Bill Kovarik is a Professor of Communication at Radford University in Virginia. RU is a publicly funded university that was a distaff branch of Virginia Tech until 1973. Dr. Kovarik teaches media history, media law, photojournalism, science and environment writing and environmental history. He has written extensively about environmental and energy issues for publications ranging from the New York Times to Earth Island Journal. As an environmental historian he has served as a consultant with the Nebraska State Historical Society, Lloyds of London, the National Institute for Coastal and Harbor Infrastructure, and other organizations.
He is a graduate of Virginia Commonwealth University (1974), the University of South Carolina (M.A., 1983) and the University of Maryland (Ph.D., 1993).

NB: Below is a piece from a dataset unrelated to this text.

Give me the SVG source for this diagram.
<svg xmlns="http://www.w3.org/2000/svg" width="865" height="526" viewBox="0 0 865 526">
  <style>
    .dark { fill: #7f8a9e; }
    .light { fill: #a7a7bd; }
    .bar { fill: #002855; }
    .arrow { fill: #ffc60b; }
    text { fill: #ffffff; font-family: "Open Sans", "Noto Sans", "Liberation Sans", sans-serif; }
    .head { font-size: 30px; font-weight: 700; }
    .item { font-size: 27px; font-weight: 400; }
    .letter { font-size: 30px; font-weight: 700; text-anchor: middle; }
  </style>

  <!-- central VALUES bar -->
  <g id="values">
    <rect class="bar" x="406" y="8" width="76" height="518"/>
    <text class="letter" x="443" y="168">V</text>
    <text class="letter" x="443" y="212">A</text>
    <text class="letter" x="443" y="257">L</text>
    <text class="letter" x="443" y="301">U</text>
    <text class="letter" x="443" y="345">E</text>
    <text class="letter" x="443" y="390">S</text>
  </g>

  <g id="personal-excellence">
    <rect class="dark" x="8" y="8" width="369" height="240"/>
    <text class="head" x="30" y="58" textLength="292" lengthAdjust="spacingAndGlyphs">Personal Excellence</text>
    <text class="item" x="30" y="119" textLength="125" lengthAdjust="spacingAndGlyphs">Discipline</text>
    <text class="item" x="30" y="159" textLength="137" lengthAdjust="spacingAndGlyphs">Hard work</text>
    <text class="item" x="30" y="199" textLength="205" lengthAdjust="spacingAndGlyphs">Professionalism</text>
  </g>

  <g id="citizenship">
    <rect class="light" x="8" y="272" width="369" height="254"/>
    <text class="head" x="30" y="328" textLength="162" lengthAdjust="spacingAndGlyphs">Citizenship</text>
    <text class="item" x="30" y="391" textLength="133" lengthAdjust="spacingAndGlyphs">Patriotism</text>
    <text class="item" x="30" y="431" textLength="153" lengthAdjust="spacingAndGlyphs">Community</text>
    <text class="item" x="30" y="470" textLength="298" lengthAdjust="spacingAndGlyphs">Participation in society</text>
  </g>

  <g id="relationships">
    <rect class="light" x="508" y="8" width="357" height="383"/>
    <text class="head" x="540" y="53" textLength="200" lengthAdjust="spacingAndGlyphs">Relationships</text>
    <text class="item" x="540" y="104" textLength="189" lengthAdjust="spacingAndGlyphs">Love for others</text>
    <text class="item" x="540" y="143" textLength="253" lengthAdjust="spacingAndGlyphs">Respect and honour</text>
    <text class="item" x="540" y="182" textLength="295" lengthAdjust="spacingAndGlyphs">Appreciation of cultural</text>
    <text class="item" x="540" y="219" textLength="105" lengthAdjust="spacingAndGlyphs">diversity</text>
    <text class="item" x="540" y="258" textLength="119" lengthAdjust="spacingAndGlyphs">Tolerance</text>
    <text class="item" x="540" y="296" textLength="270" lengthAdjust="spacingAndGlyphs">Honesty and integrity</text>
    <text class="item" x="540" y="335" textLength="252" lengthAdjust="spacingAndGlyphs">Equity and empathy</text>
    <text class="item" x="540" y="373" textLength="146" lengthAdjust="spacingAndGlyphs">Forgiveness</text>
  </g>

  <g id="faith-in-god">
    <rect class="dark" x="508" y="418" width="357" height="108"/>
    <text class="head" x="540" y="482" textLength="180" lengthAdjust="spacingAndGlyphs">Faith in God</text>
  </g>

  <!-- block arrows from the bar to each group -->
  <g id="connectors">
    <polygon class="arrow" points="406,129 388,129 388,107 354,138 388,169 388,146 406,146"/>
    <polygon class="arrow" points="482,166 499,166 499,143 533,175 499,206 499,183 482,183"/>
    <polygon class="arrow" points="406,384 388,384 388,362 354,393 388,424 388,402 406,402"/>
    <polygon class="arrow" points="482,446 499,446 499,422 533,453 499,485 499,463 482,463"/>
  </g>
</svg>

His Ph.D. dissertation, The Ethyl Controversy, explored the role of the news media in protecting the public interest in a scientific controversy over leaded gasoline and safer alternatives. .
Kovarik has also served on the faculty at the University of Western Ontario as the CanWest Media Fellow for 2009. He has also served on the faculty of Virginia Tech, the University of Maryland, the University of South Carolina and Unity College (Maine).

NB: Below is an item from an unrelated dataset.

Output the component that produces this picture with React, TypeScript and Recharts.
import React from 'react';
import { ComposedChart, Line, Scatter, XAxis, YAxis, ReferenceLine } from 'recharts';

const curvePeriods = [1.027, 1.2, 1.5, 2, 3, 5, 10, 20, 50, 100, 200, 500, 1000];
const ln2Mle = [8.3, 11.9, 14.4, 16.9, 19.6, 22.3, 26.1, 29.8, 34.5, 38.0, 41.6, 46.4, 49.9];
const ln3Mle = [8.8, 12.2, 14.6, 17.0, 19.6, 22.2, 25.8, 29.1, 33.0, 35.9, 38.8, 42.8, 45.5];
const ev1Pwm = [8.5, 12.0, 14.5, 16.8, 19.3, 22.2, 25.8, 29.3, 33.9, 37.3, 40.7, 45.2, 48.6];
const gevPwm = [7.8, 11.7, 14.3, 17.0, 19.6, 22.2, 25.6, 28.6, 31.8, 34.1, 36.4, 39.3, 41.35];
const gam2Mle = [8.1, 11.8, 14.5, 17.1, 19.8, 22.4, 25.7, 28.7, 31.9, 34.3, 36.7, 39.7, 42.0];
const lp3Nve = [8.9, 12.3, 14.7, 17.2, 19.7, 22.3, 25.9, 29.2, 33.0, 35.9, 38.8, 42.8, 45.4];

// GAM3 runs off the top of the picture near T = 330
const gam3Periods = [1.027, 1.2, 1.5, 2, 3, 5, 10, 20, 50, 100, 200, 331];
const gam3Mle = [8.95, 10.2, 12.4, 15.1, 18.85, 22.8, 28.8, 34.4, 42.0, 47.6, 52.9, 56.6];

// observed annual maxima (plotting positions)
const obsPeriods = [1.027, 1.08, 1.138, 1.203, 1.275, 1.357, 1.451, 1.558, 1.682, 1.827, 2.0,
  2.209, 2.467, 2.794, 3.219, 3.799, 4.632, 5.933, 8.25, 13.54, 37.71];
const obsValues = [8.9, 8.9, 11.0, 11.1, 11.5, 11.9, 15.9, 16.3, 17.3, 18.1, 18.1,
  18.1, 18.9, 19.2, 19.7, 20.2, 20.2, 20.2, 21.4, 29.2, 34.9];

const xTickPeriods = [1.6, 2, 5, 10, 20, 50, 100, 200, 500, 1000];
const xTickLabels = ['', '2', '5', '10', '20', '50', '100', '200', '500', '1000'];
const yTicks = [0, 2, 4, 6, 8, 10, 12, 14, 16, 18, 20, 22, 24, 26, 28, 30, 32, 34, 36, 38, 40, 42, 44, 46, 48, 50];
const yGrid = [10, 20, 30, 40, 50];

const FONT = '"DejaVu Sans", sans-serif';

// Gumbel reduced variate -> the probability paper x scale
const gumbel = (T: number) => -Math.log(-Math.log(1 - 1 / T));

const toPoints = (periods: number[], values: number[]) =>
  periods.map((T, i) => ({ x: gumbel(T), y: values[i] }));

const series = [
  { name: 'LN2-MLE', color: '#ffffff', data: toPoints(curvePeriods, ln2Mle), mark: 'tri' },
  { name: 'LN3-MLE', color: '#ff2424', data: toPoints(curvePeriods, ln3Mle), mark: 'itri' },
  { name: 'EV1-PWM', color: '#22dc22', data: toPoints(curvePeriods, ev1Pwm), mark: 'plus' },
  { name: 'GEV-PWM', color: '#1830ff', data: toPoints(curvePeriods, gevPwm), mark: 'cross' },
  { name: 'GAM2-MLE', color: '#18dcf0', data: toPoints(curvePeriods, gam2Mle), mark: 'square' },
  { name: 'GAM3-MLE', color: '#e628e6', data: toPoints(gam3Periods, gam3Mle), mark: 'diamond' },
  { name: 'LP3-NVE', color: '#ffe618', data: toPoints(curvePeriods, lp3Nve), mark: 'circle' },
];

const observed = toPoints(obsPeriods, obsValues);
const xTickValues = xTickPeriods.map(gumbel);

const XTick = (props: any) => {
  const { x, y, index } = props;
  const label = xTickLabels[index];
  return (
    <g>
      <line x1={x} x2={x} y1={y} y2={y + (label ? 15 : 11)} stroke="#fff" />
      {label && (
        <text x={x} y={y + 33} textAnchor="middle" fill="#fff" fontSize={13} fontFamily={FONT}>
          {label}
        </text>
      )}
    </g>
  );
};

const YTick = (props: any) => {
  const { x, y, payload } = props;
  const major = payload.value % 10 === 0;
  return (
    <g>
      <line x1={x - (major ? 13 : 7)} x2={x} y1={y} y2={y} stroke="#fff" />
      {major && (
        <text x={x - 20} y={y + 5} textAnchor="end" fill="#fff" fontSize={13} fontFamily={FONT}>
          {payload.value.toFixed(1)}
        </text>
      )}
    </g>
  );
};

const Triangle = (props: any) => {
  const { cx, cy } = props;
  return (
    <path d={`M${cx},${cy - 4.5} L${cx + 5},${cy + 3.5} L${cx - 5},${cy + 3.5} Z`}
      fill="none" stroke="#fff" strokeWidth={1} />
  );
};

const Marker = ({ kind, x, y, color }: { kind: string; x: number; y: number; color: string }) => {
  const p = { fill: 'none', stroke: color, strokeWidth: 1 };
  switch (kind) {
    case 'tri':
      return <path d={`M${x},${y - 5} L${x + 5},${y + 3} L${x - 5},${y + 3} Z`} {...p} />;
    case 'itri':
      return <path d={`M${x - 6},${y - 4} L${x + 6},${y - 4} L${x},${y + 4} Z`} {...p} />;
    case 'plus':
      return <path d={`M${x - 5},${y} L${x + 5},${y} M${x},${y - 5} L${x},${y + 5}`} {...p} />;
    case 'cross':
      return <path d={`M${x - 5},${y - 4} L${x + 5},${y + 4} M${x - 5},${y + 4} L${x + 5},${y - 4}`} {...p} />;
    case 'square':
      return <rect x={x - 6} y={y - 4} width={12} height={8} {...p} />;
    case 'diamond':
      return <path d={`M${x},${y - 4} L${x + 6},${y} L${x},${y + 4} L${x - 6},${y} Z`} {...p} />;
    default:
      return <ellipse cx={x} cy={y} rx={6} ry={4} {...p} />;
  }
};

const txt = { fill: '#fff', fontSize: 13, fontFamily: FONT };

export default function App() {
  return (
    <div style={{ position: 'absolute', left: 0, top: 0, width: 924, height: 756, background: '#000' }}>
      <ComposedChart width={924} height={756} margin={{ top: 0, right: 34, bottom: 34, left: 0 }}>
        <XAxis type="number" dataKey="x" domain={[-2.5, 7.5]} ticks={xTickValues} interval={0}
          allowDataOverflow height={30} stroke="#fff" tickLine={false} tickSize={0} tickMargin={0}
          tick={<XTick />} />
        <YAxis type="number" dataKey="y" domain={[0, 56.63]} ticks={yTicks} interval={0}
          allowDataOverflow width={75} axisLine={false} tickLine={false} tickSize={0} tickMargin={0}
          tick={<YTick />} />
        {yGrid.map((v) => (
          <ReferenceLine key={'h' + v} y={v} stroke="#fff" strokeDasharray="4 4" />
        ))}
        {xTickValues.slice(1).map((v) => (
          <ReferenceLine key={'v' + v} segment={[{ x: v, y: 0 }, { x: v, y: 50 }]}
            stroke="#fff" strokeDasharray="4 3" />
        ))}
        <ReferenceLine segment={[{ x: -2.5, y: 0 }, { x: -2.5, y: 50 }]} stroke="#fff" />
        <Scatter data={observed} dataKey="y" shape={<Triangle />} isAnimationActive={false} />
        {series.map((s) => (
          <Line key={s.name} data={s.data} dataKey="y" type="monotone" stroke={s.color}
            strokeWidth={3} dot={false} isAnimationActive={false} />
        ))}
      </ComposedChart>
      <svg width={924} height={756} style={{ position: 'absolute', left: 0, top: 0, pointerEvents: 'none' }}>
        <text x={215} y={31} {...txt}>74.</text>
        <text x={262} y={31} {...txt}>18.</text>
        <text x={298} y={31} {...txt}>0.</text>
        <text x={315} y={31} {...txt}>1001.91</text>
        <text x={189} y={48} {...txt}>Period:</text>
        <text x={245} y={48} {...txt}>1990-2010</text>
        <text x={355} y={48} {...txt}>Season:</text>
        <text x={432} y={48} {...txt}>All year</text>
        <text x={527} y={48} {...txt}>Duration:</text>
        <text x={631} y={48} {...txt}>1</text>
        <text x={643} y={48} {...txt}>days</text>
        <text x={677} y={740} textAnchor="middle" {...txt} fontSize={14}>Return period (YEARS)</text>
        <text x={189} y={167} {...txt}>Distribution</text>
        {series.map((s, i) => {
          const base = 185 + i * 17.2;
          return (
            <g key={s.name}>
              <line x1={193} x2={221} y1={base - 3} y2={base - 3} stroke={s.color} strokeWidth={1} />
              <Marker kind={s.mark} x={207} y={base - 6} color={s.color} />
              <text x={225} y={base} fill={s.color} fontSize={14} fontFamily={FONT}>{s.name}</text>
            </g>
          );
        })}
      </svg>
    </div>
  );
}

His professional experience includes reporting and editing for columnist Jack Anderson, the Associated Press, The Charleston (S.C.) Post-Courier, The Baltimore Sun, Time Magazine, Time-Life Books, Business Publishers, A.T. Times, Appalachian Voice and others. Freelance work has appeared in the New York Times, Time Magazine, Earth Island Journal, Daily Climate, Environmental Health News, and other publications.
Kovarik’s books include: “The Forbidden Fuel” (1982, republished 2010) with Hal Bernton and Scott Sklar), The Ethyl Controversy (1993); “Mass Media and Environmental Conflict” (1996, with Mark Neuzil, Sage); “Web Design for the Mass Media” (2001, Pearson) and “Revolutions in Communication” (2011, 2016, Bloomsbury).